A proposal from the National Parks Service suggests shipping in grizzlies from a nearby area with bruins to spare, like British Columbia or Montana.
If approved, some of the roughly 15,000 grizzly bears living in B.C. could be captured and sent south, to a part of the state that used to be flush with the species.
Ann Froschauer with the U.S. Fish and Wildlife Service says they estimate there are fewer than 10 grizzlies in the Northern Cascades ecosystem, an area in northern Washington east of the I-5 corridor. The bears chosen to head to the area would be selected for the sole purpose of repopulating.
“We’d be looking to have a self-sustaining population of bears that would then continue to grow that population over the years,” Froschauer said.
The proposal is currently open for public input, and Canadians are welcome to share their thoughts, by clicking “Comment Now” on the page they’ve set up for the project.

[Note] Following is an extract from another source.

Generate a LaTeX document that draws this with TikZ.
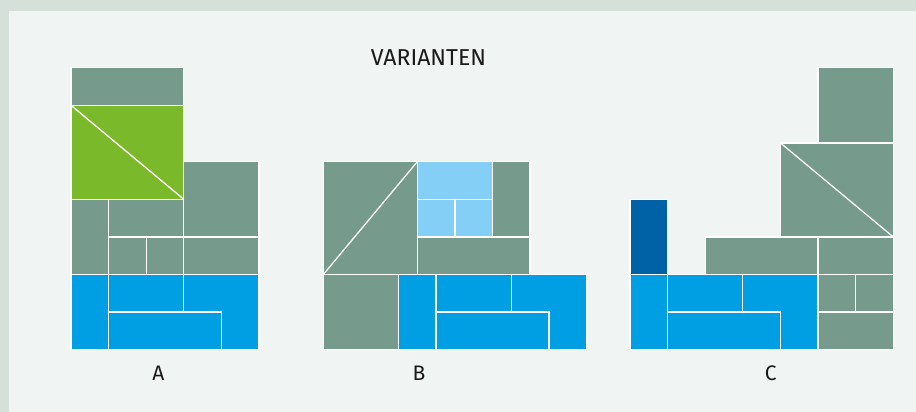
\documentclass[tikz,border=0pt]{standalone}
\usepackage{fontspec}
\setmainfont{Fira Sans}
\definecolor{outerbg}{HTML}{D5E0DB}
\definecolor{panelbg}{HTML}{F0F4F3}
\definecolor{ggray}{HTML}{769B8C}
\definecolor{ggreen}{HTML}{7AB929}
\definecolor{gblue}{HTML}{009FE3}
\definecolor{glight}{HTML}{83CFF5}
\definecolor{gdark}{HTML}{0062A6}
\definecolor{txt}{HTML}{1A1A1A}
\tikzset{
  piece/.style={draw=white, line width=1.3pt, line join=miter},
  gp/.style={piece, fill=ggray},
  bp/.style={piece, fill=gblue},
  lp/.style={piece, fill=glight},
  dp/.style={piece, fill=gdark},
  grp/.style={piece, fill=ggreen},
  diag/.style={draw=white, line width=1.3pt},
  lbl/.style={anchor=base, text=txt, inner sep=0pt, font=\fontsize{21}{24}\selectfont},
  ttl/.style={lbl, font=\fontsize{23}{26}\selectfont},
  unit/.style={x=37.6pt, y=37.6pt}
}
\begin{document}
\begin{tikzpicture}[x=1pt,y=-1pt]
\fill[outerbg] (0,0) rectangle (916,412);
\fill[panelbg] (9,11) rectangle (916,412);
\useasboundingbox (0,0) rectangle (916,412);

% Variant A
\begin{scope}[shift={(71,349.7)}, unit]
\draw[bp] (0,0) rectangle (1,2);
\draw[bp] (1,1) rectangle (3,2);
\draw[bp] (1,0) rectangle (4,1);
\draw[bp] (3,2) -- (5,2) -- (5,0) -- (4,0) -- (4,1) -- (3,1) -- cycle;
\draw[gp] (0,2) rectangle (1,4);
\draw[gp] (1,3) rectangle (3,4);
\draw[gp] (1,2) rectangle (2,3);
\draw[gp] (2,2) rectangle (3,3);
\draw[gp] (3,2) rectangle (5,3);
\draw[gp] (3,3) rectangle (5,5);
\draw[gp] (0,6.5) rectangle (3,7.5);
\draw[grp] (0,4) rectangle (3,6.5);
\draw[diag] (0,6.5) -- (3,4);
\end{scope}

% Variant B
\begin{scope}[shift={(323.3,349.7)}, unit]
\draw[gp] (0,0) rectangle (2,2);
\draw[bp] (2,0) rectangle (3,2);
\draw[bp] (3,1) rectangle (5,2);
\draw[bp] (3,0) rectangle (6,1);
\draw[bp] (5,2) -- (7,2) -- (7,0) -- (6,0) -- (6,1) -- (5,1) -- cycle;
\draw[gp] (0,2) rectangle (2.5,5);
\draw[diag] (0,2) -- (2.5,5);
\draw[lp] (2.5,4) rectangle (4.5,5);
\draw[lp] (2.5,3) rectangle (3.5,4);
\draw[lp] (3.5,3) rectangle (4.5,4);
\draw[gp] (4.5,3) rectangle (5.5,5);
\draw[gp] (2.5,2) rectangle (5.5,3);
\end{scope}

% Variant C
\begin{scope}[shift={(630,349.7)}, unit]
\draw[bp] (0,0) rectangle (1,2);
\draw[bp] (1,1) rectangle (3,2);
\draw[bp] (1,0) rectangle (4,1);
\draw[bp] (3,2) -- (5,2) -- (5,0) -- (4,0) -- (4,1) -- (3,1) -- cycle;
\draw[dp] (0,2) rectangle (1,4);
\draw[gp] (5,0) rectangle (7,1);
\draw[gp] (5,1) rectangle (6,2);
\draw[gp] (6,1) rectangle (7,2);
\draw[gp] (5,2) rectangle (7,3);
\draw[gp] (2,2) rectangle (5,3);
\draw[gp] (4,3) rectangle (7,5.5);
\draw[diag] (4,5.5) -- (7,3);
\draw[gp] (5,5.5) rectangle (7,7.5);
\end{scope}

\node[ttl] (title) at (428.5,66) {VARIANTEN};
\node[lbl] (la) at (158.3,380) {A};
\node[lbl] (lb) at (419,380) {B};
\node[lbl] (lc) at (770.7,380) {C};
\end{tikzpicture}
\end{document}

More than 100,000 people have weighed in on the debate so far, largely due to an online campaign started by a Seattle cartoonist. Matthew Inman, the man behind theoatmeal.com, used social media and his website to get signatures from supporters of the plan. On Twitter, he wrote that he’d spoken with the National Park Service Monday to get the deadline for feedback extended.
While some in the States are fully supportive of the idea, other advocates north of the border are not yet on board with the plan.
“We want to see grizzly bears thrive wherever they are,” said Rachel Forbes, executive director of the Grizzly Bear Foundation.
“But we think the B.C. government has a lot more questions to answer before we decide to export populations of grizzly bears. We need to do a better job of managing them here first.”
The foundation says there are several areas of B.C. where the species is threatened, and others where populations have disappeared entirely.
“Before we say yes to this, we need to take a better look at the cumulative impacts here in B.C.,” Forbes said.
The U.S. government expects to make a decision early next year. The B.C. Ministry of Environment says the province will work with U.S. officials at that time to determine its level of involvement.